Unterwegs mit der Familie im Grünen: Deutschland sucht den Super-Idioten
Wer das Gefühl hat, andere verhalten sich falsch, macht gerne mal ein Foto und postet es in den sozialen Medien. Das ist fast nie eine gute Idee.
W ir waren am Samstag kurz im Plänterwald. Fahrrad rausgeholt, Anhänger ran, Kinder rein, Proteste ignorieren („Nein, ihr dürft nichts gucken jetzt!!“). Wir sind durch den Wald geradelt, haben uns den stillgelegten Freizeitpark angeschaut und dann wollte ich ein Stück an der Spree entlangfahren. Keine Chance. War so voll, da wäre ich mit dem Anhänger kaum durchgekommen.

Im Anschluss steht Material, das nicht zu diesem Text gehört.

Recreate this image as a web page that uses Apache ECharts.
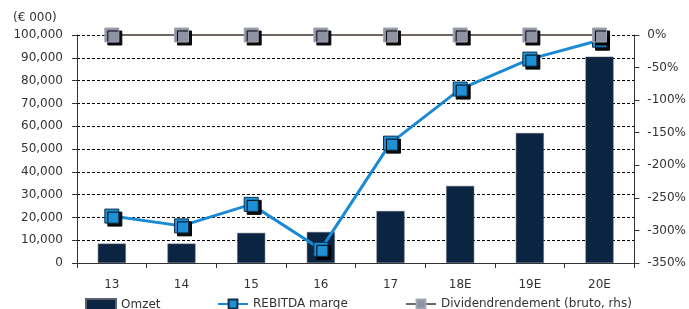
<!DOCTYPE html>
<html lang="nl">
<head>
    <meta charset="UTF-8">
    <title>Omzet en REBITDA marge</title>
    <script src="https://cdn.jsdelivr.net/npm/echarts/dist/echarts.min.js"></script>
    <style>
        body { margin: 0; padding: 0; background: #fff; }
        #chart { width: 689px; height: 309px; }
    </style>
</head>
<body>
    <div id="chart"></div>
    <script>
        // categorieën en waarden
        const jaren = ['13', '14', '15', '16', '17', '18E', '19E', '20E'];
        const omzet = [8500, 8500, 13200, 13600, 22800, 33800, 57000, 90500];   // € 000
        const rebitdaMarge = [-278, -293, -260, -329, -166, -83, -37, -8];    // %
        const dividendRendement = [0, 0, 0, 0, 0, 0, 0, 0];                   // %

        const font = 'DejaVu Sans';
        const tekst = '#333';

        const chart = echarts.init(document.getElementById('chart'));

        const markerShadow = {
            shadowColor: 'rgba(0,0,0,0.95)',
            shadowOffsetX: 3,
            shadowOffsetY: 3,
            shadowBlur: 0
        };

        const legendBase = {
            top: 293,
            itemWidth: 30,
            itemHeight: 11,
            itemGap: 4,
            textStyle: { fontFamily: font, fontSize: 12, color: tekst }
        };

        chart.setOption({
            animation: false,
            grid: { left: 77, right: 50, top: 35, bottom: 46 },
            title: {
                text: '(€ 000)',
                left: 8,
                top: 7,
                textStyle: { fontFamily: font, fontSize: 12, fontWeight: 'normal', color: tekst }
            },
            legend: [
                Object.assign({ left: 80, data: [{ name: 'Omzet', icon: 'rect' }] }, legendBase),
                Object.assign({ left: 212, data: ['REBITDA marge'] }, legendBase),
                Object.assign({ left: 400, data: ['Dividendrendement (bruto, rhs)'] }, legendBase)
            ],
            xAxis: {
                type: 'category',
                data: jaren,
                boundaryGap: true,
                axisLine: { lineStyle: { color: '#333', width: 1 } },
                axisTick: { show: true, length: 5, lineStyle: { color: '#333' } },
                axisLabel: { fontFamily: font, fontSize: 12, color: tekst, margin: 16 }
            },
            yAxis: [
                {
                    type: 'value',
                    min: 0,
                    max: 100000,
                    interval: 10000,
                    axisLine: { show: true, lineStyle: { color: '#333' } },
                    axisTick: { show: true, length: 5, lineStyle: { color: '#333' } },
                    axisLabel: {
                        fontFamily: font, fontSize: 12, color: tekst, margin: 14,
                        formatter: v => v.toLocaleString('en-US')
                    },
                    splitLine: { show: true, lineStyle: { color: '#000', type: [3, 2], width: 1 } }
                },
                {
                    type: 'value',
                    min: -350,
                    max: 0,
                    interval: 50,
                    position: 'right',
                    axisLine: { show: true, lineStyle: { color: '#333' } },
                    axisTick: { show: true, length: 5, lineStyle: { color: '#333' } },
                    axisLabel: {
                        fontFamily: font, fontSize: 12, color: tekst, margin: 13,
                        formatter: v => v + '%'
                    },
                    splitLine: { show: false }
                }
            ],
            series: [
                {
                    name: 'Omzet',
                    type: 'bar',
                    data: omzet,
                    barWidth: 28,
                    itemStyle: { color: '#0a2442', borderColor: '#5a6070', borderWidth: 0.5 }
                },
                {
                    name: 'REBITDA marge',
                    type: 'line',
                    yAxisIndex: 1,
                    data: rebitdaMarge,
                    symbol: 'rect',
                    symbolSize: 14,
                    lineStyle: { color: '#1a8ad4', width: 3 },
                    itemStyle: Object.assign({ color: '#1f8fd6', borderColor: '#0b3350', borderWidth: 1 }, markerShadow)
                },
                {
                    name: 'Dividendrendement (bruto, rhs)',
                    type: 'line',
                    yAxisIndex: 1,
                    data: dividendRendement,
                    symbol: 'rect',
                    symbolSize: 14,
                    lineStyle: { color: '#6f6661', width: 2 },
                    itemStyle: Object.assign({ color: '#8e92a2', borderColor: '#a3a7b4', borderWidth: 1 }, markerShadow)
                }
            ]
        });
    </script>
</body>
</html>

Und was macht man dieser Tage in so einer Situation? Genau, Handy aus der Tasche, Foto gemacht und bei Twitter gepostet. Natürlich mit Kommentar, wie dumm doch alle seien. Fertig ist der 300-Likes-Tweet.
Nein. Selbstverständlich habe ich das NICHT gemacht.
Denn wieso sollte ich – erstens – Menschen dafür verurteilen, dass sie zur selben Zeit wie ich am selben Ort auftauchen? Zweitens müssen wir halt alle mal vor die Tür. Was sollen die Eltern in der Zwei- oder Dreizimmerwohnung denn sonst mit den Kindern anstellen?
Drittens würde mein Foto gar nichts aussagen. Gar nichts.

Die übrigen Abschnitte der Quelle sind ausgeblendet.